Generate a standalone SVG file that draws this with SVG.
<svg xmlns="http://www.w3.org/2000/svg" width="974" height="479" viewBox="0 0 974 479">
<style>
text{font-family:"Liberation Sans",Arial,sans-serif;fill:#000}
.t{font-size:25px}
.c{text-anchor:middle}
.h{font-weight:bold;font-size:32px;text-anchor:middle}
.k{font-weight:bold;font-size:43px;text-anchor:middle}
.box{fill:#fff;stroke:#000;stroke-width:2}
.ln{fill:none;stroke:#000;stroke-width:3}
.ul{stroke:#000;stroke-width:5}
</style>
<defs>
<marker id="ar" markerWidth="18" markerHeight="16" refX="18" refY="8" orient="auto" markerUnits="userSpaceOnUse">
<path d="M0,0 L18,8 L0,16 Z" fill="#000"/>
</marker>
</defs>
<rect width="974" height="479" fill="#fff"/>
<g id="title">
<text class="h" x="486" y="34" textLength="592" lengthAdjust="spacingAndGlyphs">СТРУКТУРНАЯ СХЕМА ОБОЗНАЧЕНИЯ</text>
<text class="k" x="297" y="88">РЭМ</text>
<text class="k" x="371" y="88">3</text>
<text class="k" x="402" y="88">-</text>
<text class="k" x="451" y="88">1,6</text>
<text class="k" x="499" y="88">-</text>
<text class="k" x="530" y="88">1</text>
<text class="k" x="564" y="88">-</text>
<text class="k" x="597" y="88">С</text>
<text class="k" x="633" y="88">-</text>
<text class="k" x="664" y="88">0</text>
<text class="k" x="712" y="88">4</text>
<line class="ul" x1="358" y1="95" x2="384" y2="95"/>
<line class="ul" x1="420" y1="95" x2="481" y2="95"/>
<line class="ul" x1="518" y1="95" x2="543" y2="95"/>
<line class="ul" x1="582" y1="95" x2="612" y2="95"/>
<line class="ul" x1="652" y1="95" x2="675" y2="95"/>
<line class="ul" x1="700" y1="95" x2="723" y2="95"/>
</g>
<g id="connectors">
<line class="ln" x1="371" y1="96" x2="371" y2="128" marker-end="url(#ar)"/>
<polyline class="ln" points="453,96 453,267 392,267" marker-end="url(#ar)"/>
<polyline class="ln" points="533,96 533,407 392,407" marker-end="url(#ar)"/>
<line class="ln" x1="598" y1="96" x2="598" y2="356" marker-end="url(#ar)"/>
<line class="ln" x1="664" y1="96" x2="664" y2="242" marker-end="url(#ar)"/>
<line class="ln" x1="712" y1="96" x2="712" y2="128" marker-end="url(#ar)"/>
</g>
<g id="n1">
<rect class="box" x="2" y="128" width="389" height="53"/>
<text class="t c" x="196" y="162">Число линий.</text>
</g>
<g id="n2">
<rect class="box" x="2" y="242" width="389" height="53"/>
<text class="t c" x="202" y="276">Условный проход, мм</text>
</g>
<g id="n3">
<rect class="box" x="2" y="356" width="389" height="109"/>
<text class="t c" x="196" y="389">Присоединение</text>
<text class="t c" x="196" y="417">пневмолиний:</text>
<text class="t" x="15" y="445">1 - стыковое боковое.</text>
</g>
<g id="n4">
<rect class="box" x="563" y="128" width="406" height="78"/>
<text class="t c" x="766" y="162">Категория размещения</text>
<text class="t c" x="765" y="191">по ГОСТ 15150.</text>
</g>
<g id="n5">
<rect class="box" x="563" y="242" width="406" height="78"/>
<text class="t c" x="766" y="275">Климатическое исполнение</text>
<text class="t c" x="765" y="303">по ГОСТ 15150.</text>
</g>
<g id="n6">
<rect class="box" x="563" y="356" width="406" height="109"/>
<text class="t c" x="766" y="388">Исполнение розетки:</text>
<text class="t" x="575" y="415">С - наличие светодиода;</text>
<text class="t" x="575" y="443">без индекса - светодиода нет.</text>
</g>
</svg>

--

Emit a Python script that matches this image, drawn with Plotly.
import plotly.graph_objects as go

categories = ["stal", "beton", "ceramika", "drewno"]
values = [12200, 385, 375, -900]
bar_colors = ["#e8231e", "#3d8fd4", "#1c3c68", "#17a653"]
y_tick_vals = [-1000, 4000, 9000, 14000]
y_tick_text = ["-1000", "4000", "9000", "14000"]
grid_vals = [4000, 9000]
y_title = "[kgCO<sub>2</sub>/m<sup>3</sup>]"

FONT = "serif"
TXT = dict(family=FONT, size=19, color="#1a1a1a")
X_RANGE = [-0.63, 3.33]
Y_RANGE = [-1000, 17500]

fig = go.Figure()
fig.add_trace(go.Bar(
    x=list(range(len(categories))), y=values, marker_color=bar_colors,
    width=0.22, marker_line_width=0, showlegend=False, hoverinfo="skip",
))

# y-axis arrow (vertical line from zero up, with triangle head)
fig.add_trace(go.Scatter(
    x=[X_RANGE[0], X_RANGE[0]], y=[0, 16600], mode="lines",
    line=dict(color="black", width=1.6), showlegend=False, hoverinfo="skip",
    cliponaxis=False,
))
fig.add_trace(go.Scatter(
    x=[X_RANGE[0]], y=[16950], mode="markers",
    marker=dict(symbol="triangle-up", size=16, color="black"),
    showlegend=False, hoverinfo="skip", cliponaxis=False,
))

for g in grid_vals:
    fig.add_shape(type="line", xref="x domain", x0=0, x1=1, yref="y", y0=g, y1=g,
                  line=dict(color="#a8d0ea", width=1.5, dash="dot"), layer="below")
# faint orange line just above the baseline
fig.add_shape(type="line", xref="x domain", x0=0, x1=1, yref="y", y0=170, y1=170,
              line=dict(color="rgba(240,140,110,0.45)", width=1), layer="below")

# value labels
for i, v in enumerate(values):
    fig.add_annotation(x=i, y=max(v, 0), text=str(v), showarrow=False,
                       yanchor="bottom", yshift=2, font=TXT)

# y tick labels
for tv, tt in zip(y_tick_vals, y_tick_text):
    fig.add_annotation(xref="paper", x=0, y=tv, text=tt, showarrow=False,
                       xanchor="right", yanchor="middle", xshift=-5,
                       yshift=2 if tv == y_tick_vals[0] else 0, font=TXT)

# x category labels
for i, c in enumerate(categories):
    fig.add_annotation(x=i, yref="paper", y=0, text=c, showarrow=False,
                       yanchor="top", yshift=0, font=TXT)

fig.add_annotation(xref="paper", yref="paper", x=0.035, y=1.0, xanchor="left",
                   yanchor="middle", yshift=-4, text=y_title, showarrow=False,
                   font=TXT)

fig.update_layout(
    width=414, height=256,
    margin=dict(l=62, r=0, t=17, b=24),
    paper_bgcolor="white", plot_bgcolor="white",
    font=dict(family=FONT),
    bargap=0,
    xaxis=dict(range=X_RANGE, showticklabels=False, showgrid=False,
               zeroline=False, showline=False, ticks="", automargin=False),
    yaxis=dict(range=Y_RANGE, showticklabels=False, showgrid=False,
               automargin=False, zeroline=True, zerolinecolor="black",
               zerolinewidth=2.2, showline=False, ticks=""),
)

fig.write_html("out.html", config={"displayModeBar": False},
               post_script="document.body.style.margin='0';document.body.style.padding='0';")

---

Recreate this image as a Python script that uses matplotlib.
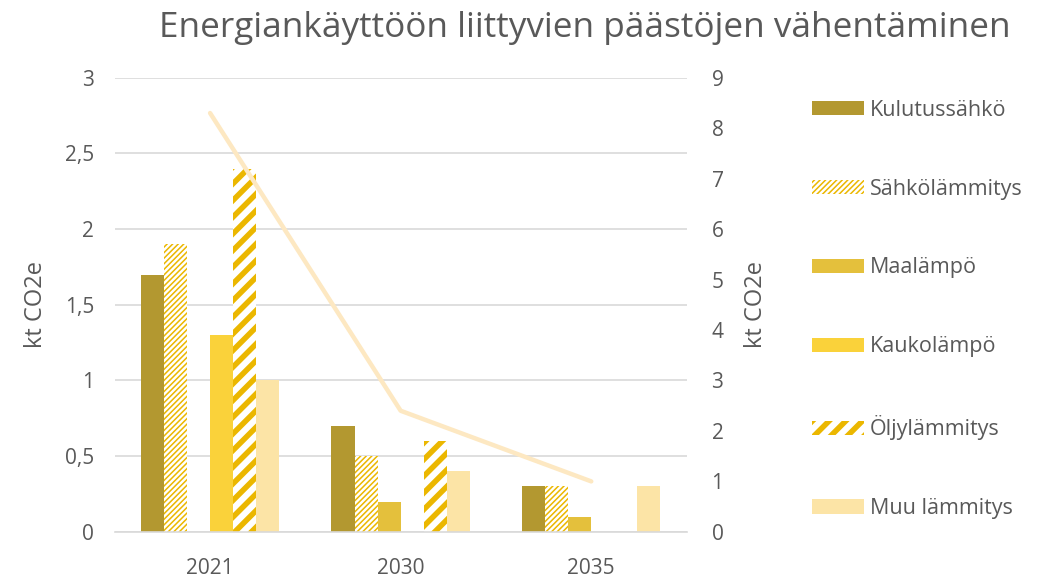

**Task requirements**
Starting at the line that holds "Emit a Python", copy each line exactly and stop after the line that holds "import plotly.graph_objects as go".

**Task answer**
Emit a Python script that matches this image, drawn with Plotly.
import plotly.graph_objects as go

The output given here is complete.